#### [TASK OBJECTIVE]
Omit all pictures, then retype the data exactly as given.
* START RECORDED INFORMATION *
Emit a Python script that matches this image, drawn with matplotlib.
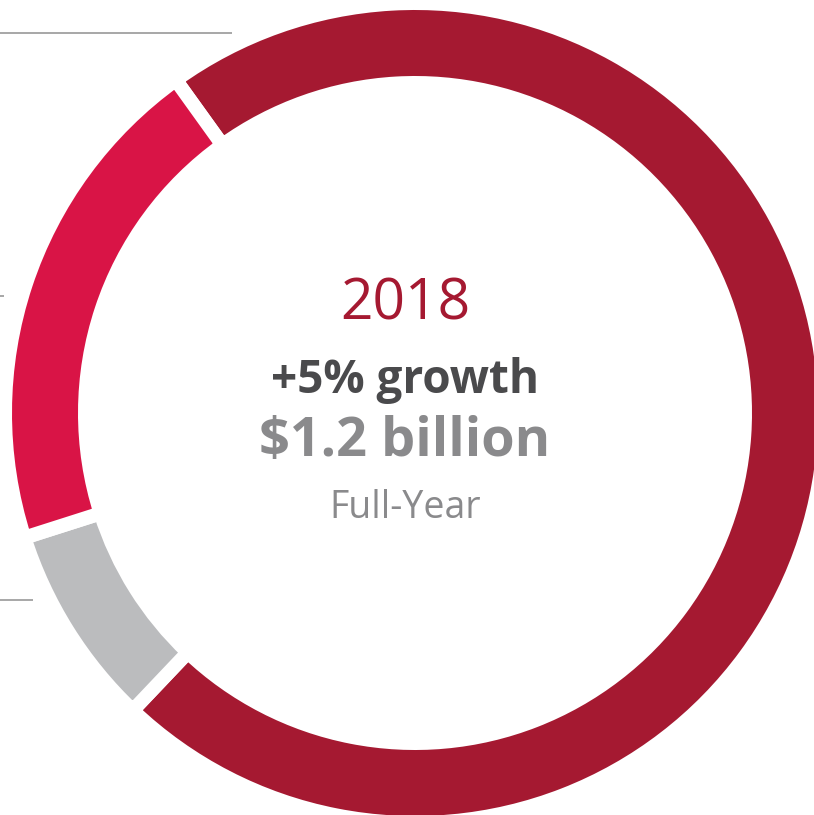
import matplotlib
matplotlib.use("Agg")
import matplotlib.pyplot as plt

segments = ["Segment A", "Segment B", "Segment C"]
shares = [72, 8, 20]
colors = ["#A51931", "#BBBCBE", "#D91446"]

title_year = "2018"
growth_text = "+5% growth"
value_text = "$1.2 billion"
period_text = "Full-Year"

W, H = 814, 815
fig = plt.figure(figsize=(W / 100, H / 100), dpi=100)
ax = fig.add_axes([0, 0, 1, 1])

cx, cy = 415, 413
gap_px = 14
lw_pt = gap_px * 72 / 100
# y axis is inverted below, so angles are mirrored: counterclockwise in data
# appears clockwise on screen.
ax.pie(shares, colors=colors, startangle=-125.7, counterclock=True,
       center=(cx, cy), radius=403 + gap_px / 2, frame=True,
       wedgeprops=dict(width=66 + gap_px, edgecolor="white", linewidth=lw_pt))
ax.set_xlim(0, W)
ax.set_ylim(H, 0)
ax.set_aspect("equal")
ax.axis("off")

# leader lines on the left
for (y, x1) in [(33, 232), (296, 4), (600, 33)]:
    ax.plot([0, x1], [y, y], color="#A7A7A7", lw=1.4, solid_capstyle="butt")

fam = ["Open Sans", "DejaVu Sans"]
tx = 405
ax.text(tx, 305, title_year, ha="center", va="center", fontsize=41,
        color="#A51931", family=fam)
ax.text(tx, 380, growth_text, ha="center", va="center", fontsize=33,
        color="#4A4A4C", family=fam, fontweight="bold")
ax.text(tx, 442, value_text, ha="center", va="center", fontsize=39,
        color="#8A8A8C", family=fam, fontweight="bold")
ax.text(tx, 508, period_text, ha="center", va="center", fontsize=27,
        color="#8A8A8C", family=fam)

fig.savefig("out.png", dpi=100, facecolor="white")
* END RECORDED INFORMATION *
#### [TASK RESULT]
Emit a Python script that matches this image, drawn with matplotlib.
import matplotlib
matplotlib.use("Agg")
import matplotlib.pyplot as plt

segments = ["Segment A", "Segment B", "Segment C"]
shares = [72, 8, 20]
colors = ["#A51931", "#BBBCBE", "#D91446"]

title_year = "2018"
growth_text = "+5% growth"
value_text = "$1.2 billion"
period_text = "Full-Year"

W, H = 814, 815
fig = plt.figure(figsize=(W / 100, H / 100), dpi=100)
ax = fig.add_axes([0, 0, 1, 1])

cx, cy = 415, 413
gap_px = 14
lw_pt = gap_px * 72 / 100
# y axis is inverted below, so angles are mirrored: counterclockwise in data
# appears clockwise on screen.
ax.pie(shares, colors=colors, startangle=-125.7, counterclock=True,
       center=(cx, cy), radius=403 + gap_px / 2, frame=True,
       wedgeprops=dict(width=66 + gap_px, edgecolor="white", linewidth=lw_pt))
ax.set_xlim(0, W)
ax.set_ylim(H, 0)
ax.set_aspect("equal")
ax.axis("off")

# leader lines on the left
for (y, x1) in [(33, 232), (296, 4), (600, 33)]:
    ax.plot([0, x1], [y, y], color="#A7A7A7", lw=1.4, solid_capstyle="butt")

fam = ["Open Sans", "DejaVu Sans"]
tx = 405
ax.text(tx, 305, title_year, ha="center", va="center", fontsize=41,
        color="#A51931", family=fam)
ax.text(tx, 380, growth_text, ha="center", va="center", fontsize=33,
        color="#4A4A4C", family=fam, fontweight="bold")
ax.text(tx, 442, value_text, ha="center", va="center", fontsize=39,
        color="#8A8A8C", family=fam, fontweight="bold")
ax.text(tx, 508, period_text, ha="center", va="center", fontsize=27,
        color="#8A8A8C", family=fam)

fig.savefig("out.png", dpi=100, facecolor="white")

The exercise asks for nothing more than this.